Late on Tuesday morning, August gold futures broke through $1,800 per ounce of gold. The gold price attained this level around 11:30 AM, but it lightly bounced around the $1,800 price level throughout the day. This level is a significant high for gold futures. The last time gold futures achieved this level was in September of 2011, making this breakout an 8.5 year high for the price of gold futures. The gold spot price was also not too far behind, trading in the $1,790s on the day.
Gold Price Today
The next high for gold futures is $1,920.70 per ounce. The 2011 all-time gold price high resulted from fears of a global recession that hinged on the European Union’s sovereign debt crisis. Currently, in 2020, the gold market is considered bullish from the trifecta of the global, financial, and health crisis. The gold price’s next objective is to reach and surpass the all-time September 2011 high. Spot gold price today was up to a high of $1796 per ounce, following quickly behind gold futures.
Additionally, gold equities do not yet reflect the current gold futures market. They will eventually, so if you are an investor, it is always better to plan on buying sooner rather than later. Investors have plenty of concerns about the future of the global economy at this moment. Therefore, the gold price today mirrors and responds to gold futures. The gold price today also responds to gold futures, and today it is slowly climbing to $1,800. Instead of gold being used as a safe-haven asset, it appears the reinvigorated demand is to hedge against inflation.
Current Events and the Impact on Gold
Gold is not a market that trades quietly against current events. More often than not, the gold price reacts to political and socioeconomic news. 2020 is not an uneventful year, and just as the pandemic rears its ugly head once again in the US, investors respond accordingly.

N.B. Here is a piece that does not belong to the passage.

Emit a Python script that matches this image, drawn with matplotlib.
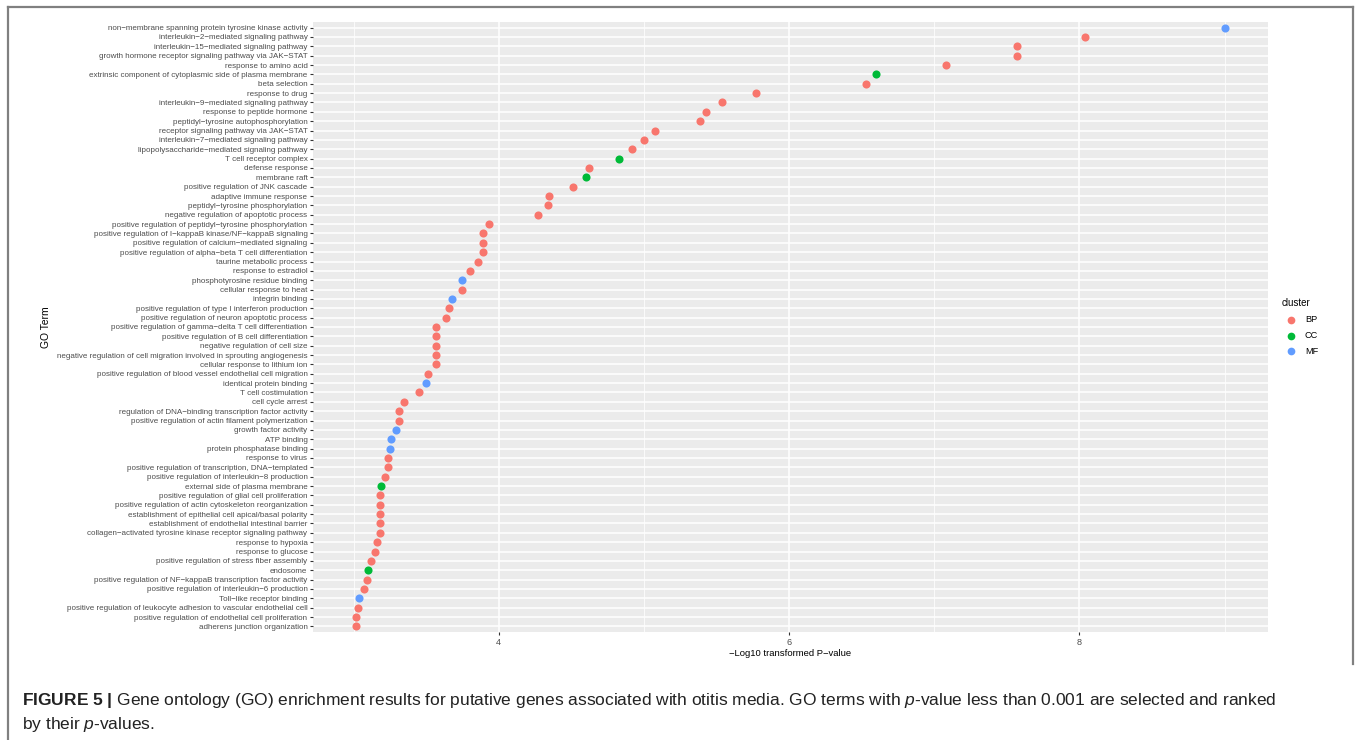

Some of the current events that impact the gold price today are the flatlined interest rates, COVID-19 resurgence, inflation, and the US elections.
Real interest rates are currently at 0 for the foreseeable future. This makes gold far more appealing to investors than bonds. To clarify, government bonds support government spending. Seeing as governments internationally are massively building up debt and printing money, inflation becomes a high risk that almost seems inevitable. And, since gold carries its own value as a precious commodity, the gold price can move inversely with the dollar. This relationship makes it far less likely for gold to drop in value at this time. Therefore, it could be a good idea to keep an eye on inflation, weakening interest rates, and keep up to date with the gold price today.
Next on the radar as November approaches the horizon is the US election. As November draws nearer, investors begin to speculate about the future of the economy. Right now, Allegiance Gold’s CEO, Alex Ebkarian, predicts that gold will fall between $1800-$2000 before the outcome of the US election. If Biden wins the race and makes it into office, Allegiance Gold also forecasts the price of gold will top $2,000 because of uncertainties of a President Biden economy. Even further, Allegiance Gold also foresees gold reaching the staggering $3,000 per ounce price over the next 24 months.
Gold, COVID-19, and the US Dollar
Additionally, the stock market usually moves inverse to gold. Because COVID-19 is resurging in midwestern and southern US states, businesses are reimposing closures in accordance with government regulations. Fears for the economic shutdown, rising unemployment, and rising inflation all lead the stock market to drop and gold to rise.
However, at certain points this year the inverse relationship between gold and the dollar did not appear on par with history. In the beginning of quarantine, gold and the dollar were up. This was before the Fed committed to printing currency and flooding the economy with fiat. Gold was massively liquidated, but also gold’s demand remained high as mints, refineries, and mines shut down temporarily. Since then, most mints, refineries, and mines have reopened.
It is interesting to note that some professionals claim at this time that gold’s success thus far is not attributable to COVID-19. Allegiance Gold maintains that the success of gold “is not attributed to the pandemic. COVID-19 simply exasperated the underlying weaknesses as evident by the negative real interest rates and further weakening of the dollar.” Peter Spina of Goldseek.com also backed this up and stated that gold’s success is on the predicted trajectory that was established before the pandemic. It seems that what is backing up the gold price today is inflation fears, rising unemployment, and impending worries about the recession turning into a depression.
Silver and Platinum Today
As for other precious metals, it is worth noting that silver is also looking somewhat bullish at this time. It is even possible that silver could outperform gold in the near future. The next objective for silver is September silver futures closing above $18.20. Kitco projects that this will also take silver to $20. Because of the gold-to-silver ratio, silver will usually move in direct relation to gold. Therefore, the gold price today outbreak will also affect the silver price.
As for platinum, the confidence in this precious metal remains low. Predictions suggest that platinum will continue to break down during this crisis, despite soaring to over $2,000 in 2008. Back in 2008, the platinum price peaked in March driven by production concerns in South Africa. The platinum price settled soon after by November to approximately $774 per troy ounce and has traded mostly lower than gold since 2018.